I chose this book, published in 1995, because I was looking for another book by the same author because Ms. Mahy is a New Zealander. (We’re studying Australia and New Zealand right now.) I finished it because, in spite of the stretch to my powers of imagination in believing some elements of the plot, the characters and some of the ideas expressed were intriguing and memorable.

Contact! Somewhere in my head all sorts of wheels and cogs began to spin and engage, pushing one another round and round. Miss Credence must have read this story when she was a child, and it had been like a turning cogwheel pushing other wheels in her head. Its energy flowed from wheel to wheel (that’s how stories worked for me, too), and Miss Credence had produced a story that was all her own.

Yes! That’s how stories work for me, too. I find somethng in a story, or maybe the whole story, and it pushes some other half-remembered story element, and the whole thing becomes a part of My Story. I would have loved this book for this description of the power of story if for no other reason.

Hero, the narrator of The Other Side of Silence, is on the other side because she’s a twelve year old elective mute; she doesn’t talk, except privately and infrequently to her older brother.

I almost never spoke. I had somehow magicked myself into silence. All the same, even in the heart of my silence, I was still a word child. . . .
I have already said that, though I didn’t talk, I was a word child. But in my family we were all word people. . . .
Supposing I had been turned into a book back then I would have wanted to turn into The Jungle Book, the story of Mowgli, a boy who lived in the jungle and talked the language of the animals. Or I might just have made do with The Secret Garden.

Aren’t you already becoming fond of Hero? Then, there’s her family. Annie, Hero’s mother, writes books about children and chid rearing and supports the family with her books and her speaking at educational conferences. Mike, Hero’s dad, keeps the house and enjoys doing so, even if his mother, Hero’s grandmother, is appalled that her son is wasting his intelligence and potential on a job as a homemaker. Hero’s big brother, Athol, spends his time reading and pretending to be absorbed in his studies while he takes in everything that goes on in the family. Her little sister, Sapphira, carries her book with her everywhere with her, Mrs. Byrne’s DIctionary of Unusual, Obscure, and Preposterous Words. She’s memorizing all the words in the book.
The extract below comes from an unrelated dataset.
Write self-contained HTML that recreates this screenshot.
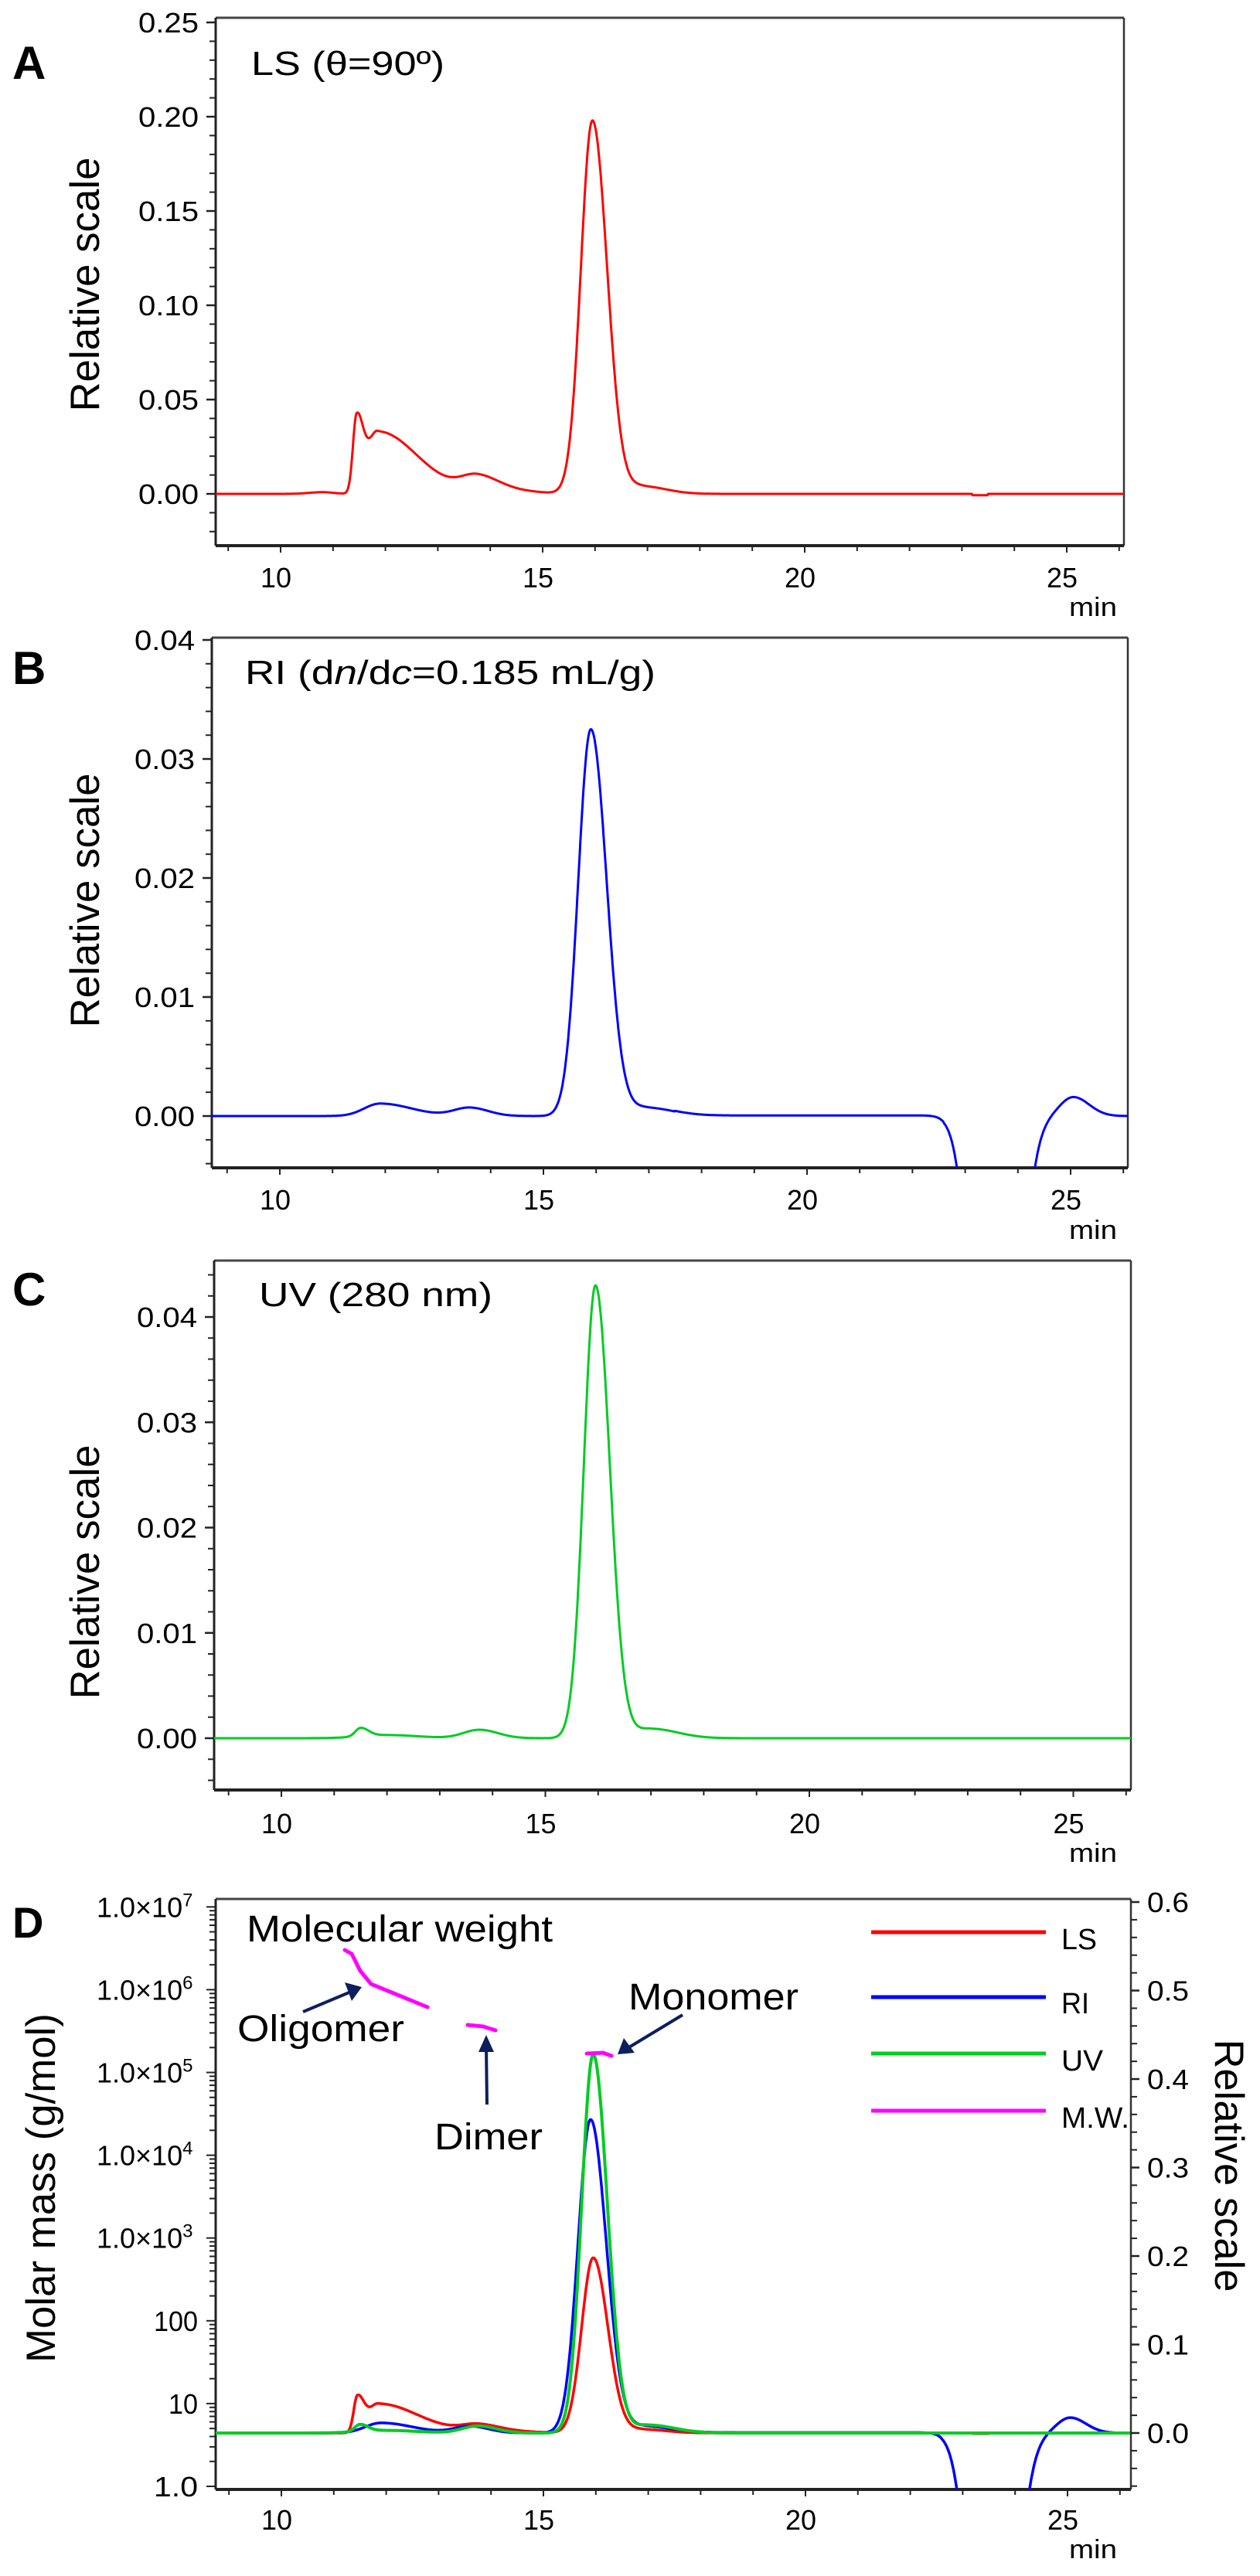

The story really begins with two incidents: Hero falls out of a tree into Miss Credence’s garden, and Hero’s older sister, GIinevra, comes home after “four years of vanishment.” These two seemingly unrelated occurences begin a chain of events that will eventually reconcile the two lives Hero believes she lives, her True Life with her family and and in relation to the outside world and her Real Life, a story that Hero lives inside herself and in her own thoughts.

I recommend the book, although the plot’s a bit outlandish. Hero’s family is somewhat out of the ordinary, too. Elective mutes don’t narrate their own books too often either, I would imagine. Still, it’s a great ride.